Bien sûr. Reste ce détail prosaïque qui se compte en Livres Sterling, en Euros, en Dollars et qui nous empêche parfois d’enregistrer tout ce que nous voulons. Et quand vous dirigez votre propre label, vous ne pouvez enregistrer que ce qu’il vous est possible de financer. Et donc, malheureusement, à moins de gagner l’Euro millions, nous sommes limités par notre autofinancement. Pour un blockbuster comme Israël en Egypte, nous avions assez sur notre compte en banque pour pouvoir le faire sans risquer notre chemise, mais j’ai des milliers d’idées et de projets dont certains verront le jour.

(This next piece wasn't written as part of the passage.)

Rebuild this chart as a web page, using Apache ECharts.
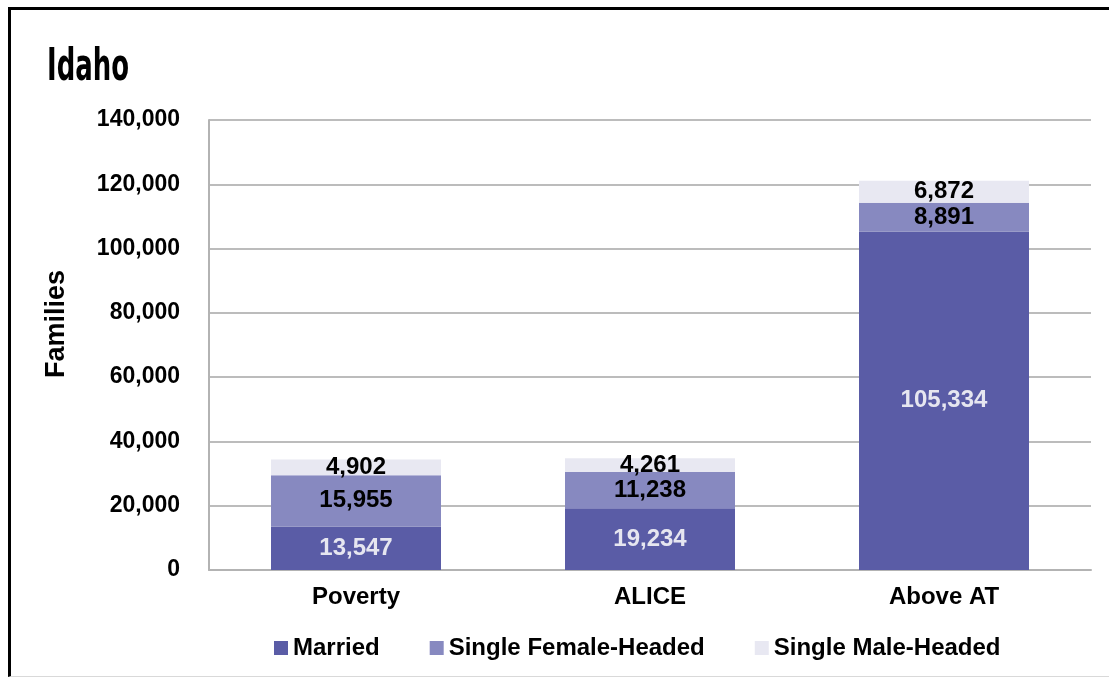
<!DOCTYPE html>
<html>
<head>
<meta charset="utf-8">
<script src="https://cdn.jsdelivr.net/npm/echarts@6/dist/echarts.min.js"></script>
<style>
  html, body { margin: 0; padding: 0; background: #fff; }
  #wrap { position: relative; width: 1109px; height: 677px; }
  #chart { width: 1109px; height: 677px; }
  #frame {
    position: absolute; left: 8px; top: 7px; right: 0; bottom: 0;
    border-top: 3px solid #000; border-left: 3px solid #000;
    border-bottom: 1px solid #d9d9d9;
    pointer-events: none;
  }
</style>
</head>
<body>
<div id="wrap">
  <div id="chart"></div>
  <div id="frame"></div>
</div>
<script>
const categories = ['Poverty', 'ALICE', 'Above AT']
const married = [13547, 19234, 105334]
const singleFemale = [15955, 11238, 8891]
const singleMale = [4902, 4261, 6872]
const yTicks = [0, 20000, 40000, 60000, 80000, 100000, 120000, 140000]

const font = 'Liberation Sans, Arial, sans-serif'
const fmt = v => Number(v).toLocaleString('en-US')

const chart = echarts.init(document.getElementById('chart'), null, { renderer: 'canvas' })

function seg(name, data, color, labelColor) {
  return {
    name,
    type: 'bar',
    stack: 'total',
    data,
    barWidth: 170,
    itemStyle: { color },
    label: {
      show: true,
      position: 'inside',
      color: labelColor,
      fontFamily: font,
      fontWeight: 'bold',
      fontSize: 24,
      formatter: p => fmt(p.value),
    },
  }
}

chart.setOption({
  animation: false,
  grid: { left: 209, right: 18, top: 120, bottom: 107 },
  legend: {
    left: 269,
    top: 631,
    itemWidth: 14,
    itemHeight: 14,
    itemGap: 50,
    icon: 'rect',
    textStyle: { fontFamily: font, fontWeight: 'bold', fontSize: 24, color: '#000' },
    data: ['Married', 'Single Female-Headed', 'Single Male-Headed'],
  },
  graphic: [{
    // title, squeezed to match the condensed face
    type: 'text',
    x: 47,
    y: 47,
    scaleX: 0.59,
    style: {
      text: 'Idaho',
      fontFamily: 'DejaVu Sans, sans-serif',
      fontWeight: 'bold',
      fontSize: 44,
      fill: '#000',
      align: 'left',
      verticalAlign: 'top',
    },
  }, {
    type: 'text',
    x: 57,
    y: 324,
    rotation: Math.PI / 2,
    style: {
      text: 'Families',
      fontFamily: font,
      fontWeight: 'bold',
      fontSize: 27,
      fill: '#000',
      align: 'center',
      verticalAlign: 'middle',
    },
  }],
  xAxis: {
    type: 'category',
    data: categories,
    axisTick: { show: false },
    axisLine: { lineStyle: { color: '#b3b3b3', width: 2 } },
    axisLabel: { color: '#000', fontFamily: font, fontWeight: 'bold', fontSize: 24, margin: 15 },
  },
  yAxis: {
    type: 'value',
    min: yTicks[0],
    max: yTicks[yTicks.length - 1],
    interval: yTicks[1] - yTicks[0],
    axisLine: { show: true, lineStyle: { color: '#b3b3b3', width: 2 } },
    axisTick: { show: false },
    splitLine: { lineStyle: { color: '#a6a6a6', width: 1.5 } },
    axisLabel: { color: '#000', fontFamily: font, fontWeight: 'bold', fontSize: 23, margin: 29, formatter: fmt },
  },
  series: [
    seg('Married', married, '#5a5ca6', '#e6e6f0'),
    seg('Single Female-Headed', singleFemale, '#8789c0', '#000'),
    seg('Single Male-Headed', singleMale, '#e8e8f2', '#000'),
  ],
})
</script>
</body>
</html>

Mais aujourd’hui, il faut être très pragmatique et prendre conscience du fait que le budget n’est pas toujours disponible.

Y a-t-il un moment dans l’histoire de l’évolution musicale où vous perdez de l’intérêt pour les œuvres ?

Je suis assez vieux jeu : si je ne peux pas siffler l’air après l’avoir entendu, alors cela ne risque pas beaucoup de m’exciter. Il y a donc peu de chances qu’on me voie diriger les compositeurs les plus avant-gardistes de notre temps, mais en même temps, il y a des musiciens qui s’expriment tellement mieux dans cette musique que je ne le ferais. Il m’est arrivé de m’y aventurer ; je devrais travailler très dur pour le refaire, mais je pense surtout qu’il y a des gens qui s’y plairaient beaucoup plus que moi. Mais ce n’est pas qu’une question de période : vous ne nous verrez pas jouer du Wagner, il y a de grands wagnériens et je suis vraiment ravi de leur laisser la priorité.